→ **GIVEN MATERIAL**

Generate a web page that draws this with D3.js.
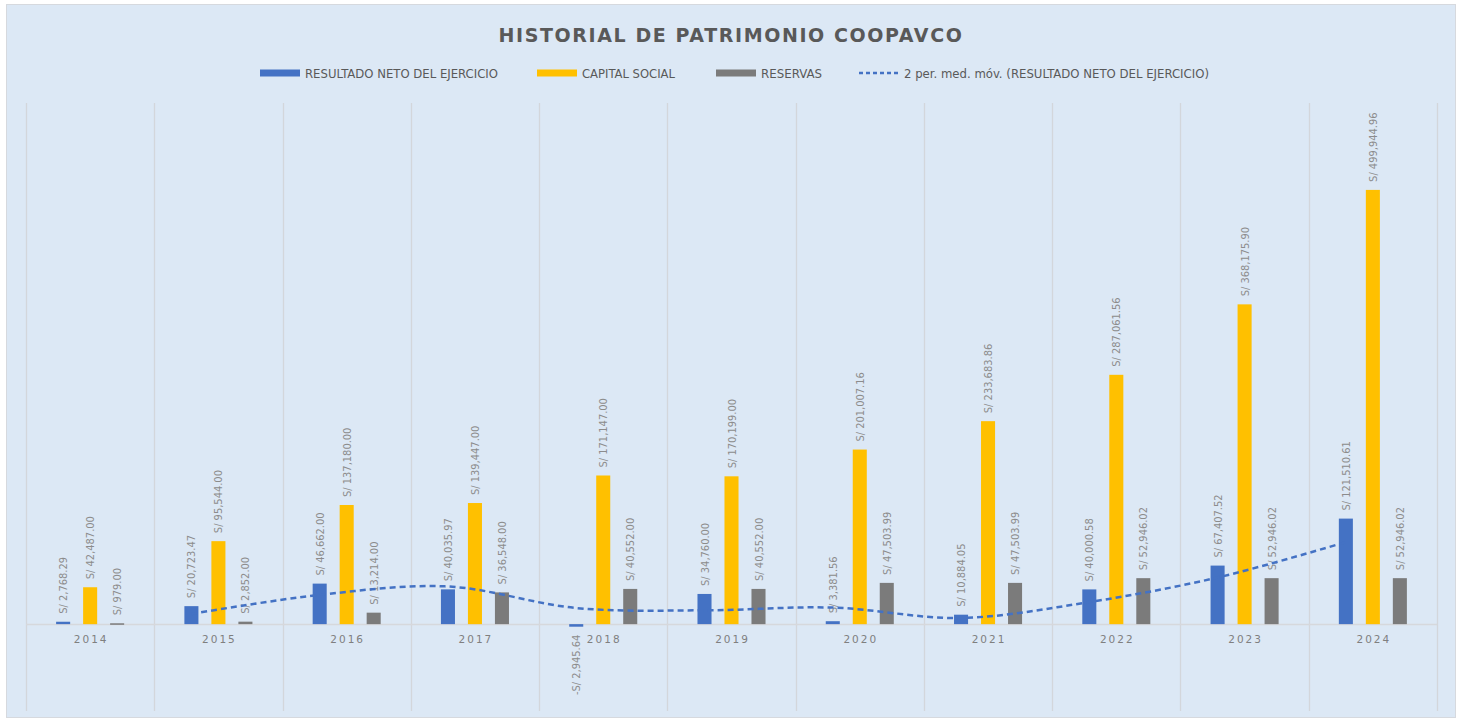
<!DOCTYPE html>
<html>
<head>
<meta charset="utf-8">
<script src="https://cdn.jsdelivr.net/npm/d3@7"></script>
<style>
  html, body { margin: 0; padding: 0; background: #ffffff; }
  svg { display: block; font-family: "Liberation Sans Narrow", "DejaVu Sans Condensed", "Liberation Sans", sans-serif; }
</style>
</head>
<body>
<div id="chart"></div>
<script>
// values
var years = ['2014','2015','2016','2017','2018','2019','2020','2021','2022','2023','2024'];
var resultado = [2768.29, 20723.47, 46662.00, 40035.97, -2945.64, 34760.00, 3381.56, 10884.05, 40000.58, 67407.52, 121510.61];
var capital = [42487.00, 95544.00, 137180.00, 139447.00, 171147.00, 170199.00, 201007.16, 233683.86, 287061.56, 368175.90, 499944.96];
var reservas = [979.00, 2852.00, 13214.00, 36548.00, 40552.00, 40552.00, 47503.99, 47503.99, 52946.02, 52946.02, 52946.02];
var seriesNames = ['RESULTADO NETO DEL EJERCICIO', 'CAPITAL SOCIAL', 'RESERVAS'];
var seriesColors = ['#4472c4', '#ffc000', '#7b7b7b'];
var maName = '2 per. med. móv. (RESULTADO NETO DEL EJERCICIO)';

var W = 1461, H = 722;
var svg = d3.select('#chart').append('svg').attr('width', W).attr('height', H);

// chart frame
svg.append('rect').attr('x', 6.5).attr('y', 4.5).attr('width', 1449).attr('height', 713)
  .attr('fill', '#dce8f5').attr('stroke', '#d6d9de');

var plot = { left: 26, right: 1437, top: 103, bottom: 711 };

var x = d3.scaleBand().domain(years).range([plot.left, plot.right]).padding(0);
var bw = x.bandwidth();
var x1 = d3.scaleBand().domain(d3.range(3)).range([bw / 2 - 40.5, bw / 2 + 40.5])
  .paddingInner(0.48).paddingOuter(0.24);
var y = d3.scaleLinear().domain([-100000, 600000]).range([plot.bottom, plot.top]);

// vertical category separators
svg.append('g').selectAll('line').data(d3.range(years.length + 1)).enter().append('line')
  .attr('x1', function(i) { return Math.round(plot.left + i * bw) + 0.5; })
  .attr('x2', function(i) { return Math.round(plot.left + i * bw) + 0.5; })
  .attr('y1', plot.top).attr('y2', plot.bottom)
  .attr('stroke', '#d3d6db').attr('stroke-width', 1.3);

// zero line
svg.append('line').attr('x1', plot.left).attr('x2', plot.right)
  .attr('y1', Math.round(y(0)) + 0.5).attr('y2', Math.round(y(0)) + 0.5)
  .attr('stroke', '#d6d8dc').attr('stroke-width', 1.5);

// category labels
svg.append('g').selectAll('text').data(years).enter().append('text')
  .attr('x', function(d) { return x(d) + bw / 2 + 1; })
  .attr('y', y(0) + 19)
  .attr('text-anchor', 'middle')
  .attr('font-family', 'DejaVu Sans, sans-serif')
  .attr('font-size', 10.5).attr('letter-spacing', 2)
  .attr('fill', '#7f7f7f')
  .text(function(d) { return d; });

var allSeries = [resultado, capital, reservas];
var fmt = d3.format(',.2f');
function money(v) { return (v < 0 ? '-S/ ' : 'S/ ') + fmt(Math.abs(v)); }

allSeries.forEach(function(vals, si) {
  var g = svg.append('g');
  g.selectAll('rect').data(vals).enter().append('rect')
    .attr('x', function(d, i) { return x(years[i]) + x1(si); })
    .attr('width', x1.bandwidth())
    .attr('y', function(d) { return y(Math.max(0, d)); })
    .attr('height', function(d) { return Math.max(1.5, Math.abs(y(d) - y(0))); })
    .attr('fill', seriesColors[si]);

  g.selectAll('text').data(vals).enter().append('text')
    .attr('transform', function(d, i) {
      var cx = x(years[i]) + x1(si) + x1.bandwidth() / 2 + 4;
      var cy = d < 0 ? y(d) + 8 : y(d) - 8;
      return 'translate(' + cx + ',' + cy + ') rotate(-90)';
    })
    .attr('text-anchor', function(d) { return d < 0 ? 'end' : 'start'; })
    .attr('font-size', 11)
    .attr('fill', '#8c8c8c')
    .text(function(d) { return money(d); });
});

// 2-period moving average of resultado
var ma = [];
for (var i = 1; i < resultado.length; i++) {
  ma.push({ year: years[i], v: d3.mean([resultado[i - 1], resultado[i]]) });
}
var line = d3.line()
  .x(function(d) { return x(d.year) + x1(0) + x1.bandwidth() / 2; })
  .y(function(d) { return y(d.v); })
  .curve(d3.curveCatmullRom.alpha(0.5));
svg.append('path').datum(ma).attr('d', line)
  .attr('fill', 'none').attr('stroke', '#4472c4')
  .attr('stroke-width', 2.5).attr('stroke-dasharray', '6,4');

// title
svg.append('text').attr('x', 731).attr('y', 42).attr('text-anchor', 'middle')
  .attr('font-family', 'DejaVu Sans, sans-serif')
  .attr('font-size', 19).attr('font-weight', 'bold').attr('letter-spacing', 1.6)
  .attr('fill', '#595959').text('HISTORIAL  DE  PATRIMONIO  COOPAVCO');

// legend
var legendItems = [
  { name: seriesNames[0], color: seriesColors[0], x: 260, w: 193 },
  { name: seriesNames[1], color: seriesColors[1], x: 537, w: 93 },
  { name: seriesNames[2], color: seriesColors[2], x: 716, w: 61 },
  { name: maName, color: '#4472c4', x: 859, w: 305, dash: true }
];
var lg = svg.append('g');
legendItems.forEach(function(it) {
  if (it.dash) {
    lg.append('line').attr('x1', it.x).attr('x2', it.x + 40).attr('y1', 73).attr('y2', 73)
      .attr('stroke', it.color).attr('stroke-width', 2.5).attr('stroke-dasharray', '4,3');
  } else {
    lg.append('rect').attr('x', it.x).attr('y', 69.5).attr('width', 40).attr('height', 7).attr('fill', it.color);
  }
  lg.append('text').attr('x', it.x + 45).attr('y', 77.5)
    .attr('font-size', 11.5).attr('fill', '#595959')
    .attr('textLength', it.w).attr('lengthAdjust', 'spacingAndGlyphs')
    .text(it.name);
});
</script>
</body>
</html>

→ **WHAT YOU HAVE TO DO**
Without the pictures, output the full listing exactly as it stands.

→ **FULL OUTPUT**
Generate a web page that draws this with D3.js.
<!DOCTYPE html>
<html>
<head>
<meta charset="utf-8">
<script src="https://cdn.jsdelivr.net/npm/d3@7"></script>
<style>
  html, body { margin: 0; padding: 0; background: #ffffff; }
  svg { display: block; font-family: "Liberation Sans Narrow", "DejaVu Sans Condensed", "Liberation Sans", sans-serif; }
</style>
</head>
<body>
<div id="chart"></div>
<script>
// values
var years = ['2014','2015','2016','2017','2018','2019','2020','2021','2022','2023','2024'];
var resultado = [2768.29, 20723.47, 46662.00, 40035.97, -2945.64, 34760.00, 3381.56, 10884.05, 40000.58, 67407.52, 121510.61];
var capital = [42487.00, 95544.00, 137180.00, 139447.00, 171147.00, 170199.00, 201007.16, 233683.86, 287061.56, 368175.90, 499944.96];
var reservas = [979.00, 2852.00, 13214.00, 36548.00, 40552.00, 40552.00, 47503.99, 47503.99, 52946.02, 52946.02, 52946.02];
var seriesNames = ['RESULTADO NETO DEL EJERCICIO', 'CAPITAL SOCIAL', 'RESERVAS'];
var seriesColors = ['#4472c4', '#ffc000', '#7b7b7b'];
var maName = '2 per. med. móv. (RESULTADO NETO DEL EJERCICIO)';

var W = 1461, H = 722;
var svg = d3.select('#chart').append('svg').attr('width', W).attr('height', H);

// chart frame
svg.append('rect').attr('x', 6.5).attr('y', 4.5).attr('width', 1449).attr('height', 713)
  .attr('fill', '#dce8f5').attr('stroke', '#d6d9de');

var plot = { left: 26, right: 1437, top: 103, bottom: 711 };

var x = d3.scaleBand().domain(years).range([plot.left, plot.right]).padding(0);
var bw = x.bandwidth();
var x1 = d3.scaleBand().domain(d3.range(3)).range([bw / 2 - 40.5, bw / 2 + 40.5])
  .paddingInner(0.48).paddingOuter(0.24);
var y = d3.scaleLinear().domain([-100000, 600000]).range([plot.bottom, plot.top]);

// vertical category separators
svg.append('g').selectAll('line').data(d3.range(years.length + 1)).enter().append('line')
  .attr('x1', function(i) { return Math.round(plot.left + i * bw) + 0.5; })
  .attr('x2', function(i) { return Math.round(plot.left + i * bw) + 0.5; })
  .attr('y1', plot.top).attr('y2', plot.bottom)
  .attr('stroke', '#d3d6db').attr('stroke-width', 1.3);

// zero line
svg.append('line').attr('x1', plot.left).attr('x2', plot.right)
  .attr('y1', Math.round(y(0)) + 0.5).attr('y2', Math.round(y(0)) + 0.5)
  .attr('stroke', '#d6d8dc').attr('stroke-width', 1.5);

// category labels
svg.append('g').selectAll('text').data(years).enter().append('text')
  .attr('x', function(d) { return x(d) + bw / 2 + 1; })
  .attr('y', y(0) + 19)
  .attr('text-anchor', 'middle')
  .attr('font-family', 'DejaVu Sans, sans-serif')
  .attr('font-size', 10.5).attr('letter-spacing', 2)
  .attr('fill', '#7f7f7f')
  .text(function(d) { return d; });

var allSeries = [resultado, capital, reservas];
var fmt = d3.format(',.2f');
function money(v) { return (v < 0 ? '-S/ ' : 'S/ ') + fmt(Math.abs(v)); }

allSeries.forEach(function(vals, si) {
  var g = svg.append('g');
  g.selectAll('rect').data(vals).enter().append('rect')
    .attr('x', function(d, i) { return x(years[i]) + x1(si); })
    .attr('width', x1.bandwidth())
    .attr('y', function(d) { return y(Math.max(0, d)); })
    .attr('height', function(d) { return Math.max(1.5, Math.abs(y(d) - y(0))); })
    .attr('fill', seriesColors[si]);

  g.selectAll('text').data(vals).enter().append('text')
    .attr('transform', function(d, i) {
      var cx = x(years[i]) + x1(si) + x1.bandwidth() / 2 + 4;
      var cy = d < 0 ? y(d) + 8 : y(d) - 8;
      return 'translate(' + cx + ',' + cy + ') rotate(-90)';
    })
    .attr('text-anchor', function(d) { return d < 0 ? 'end' : 'start'; })
    .attr('font-size', 11)
    .attr('fill', '#8c8c8c')
    .text(function(d) { return money(d); });
});

// 2-period moving average of resultado
var ma = [];
for (var i = 1; i < resultado.length; i++) {
  ma.push({ year: years[i], v: d3.mean([resultado[i - 1], resultado[i]]) });
}
var line = d3.line()
  .x(function(d) { return x(d.year) + x1(0) + x1.bandwidth() / 2; })
  .y(function(d) { return y(d.v); })
  .curve(d3.curveCatmullRom.alpha(0.5));
svg.append('path').datum(ma).attr('d', line)
  .attr('fill', 'none').attr('stroke', '#4472c4')
  .attr('stroke-width', 2.5).attr('stroke-dasharray', '6,4');

// title
svg.append('text').attr('x', 731).attr('y', 42).attr('text-anchor', 'middle')
  .attr('font-family', 'DejaVu Sans, sans-serif')
  .attr('font-size', 19).attr('font-weight', 'bold').attr('letter-spacing', 1.6)
  .attr('fill', '#595959').text('HISTORIAL  DE  PATRIMONIO  COOPAVCO');

// legend
var legendItems = [
  { name: seriesNames[0], color: seriesColors[0], x: 260, w: 193 },
  { name: seriesNames[1], color: seriesColors[1], x: 537, w: 93 },
  { name: seriesNames[2], color: seriesColors[2], x: 716, w: 61 },
  { name: maName, color: '#4472c4', x: 859, w: 305, dash: true }
];
var lg = svg.append('g');
legendItems.forEach(function(it) {
  if (it.dash) {
    lg.append('line').attr('x1', it.x).attr('x2', it.x + 40).attr('y1', 73).attr('y2', 73)
      .attr('stroke', it.color).attr('stroke-width', 2.5).attr('stroke-dasharray', '4,3');
  } else {
    lg.append('rect').attr('x', it.x).attr('y', 69.5).attr('width', 40).attr('height', 7).attr('fill', it.color);
  }
  lg.append('text').attr('x', it.x + 45).attr('y', 77.5)
    .attr('font-size', 11.5).attr('fill', '#595959')
    .attr('textLength', it.w).attr('lengthAdjust', 'spacingAndGlyphs')
    .text(it.name);
});
</script>
</body>
</html>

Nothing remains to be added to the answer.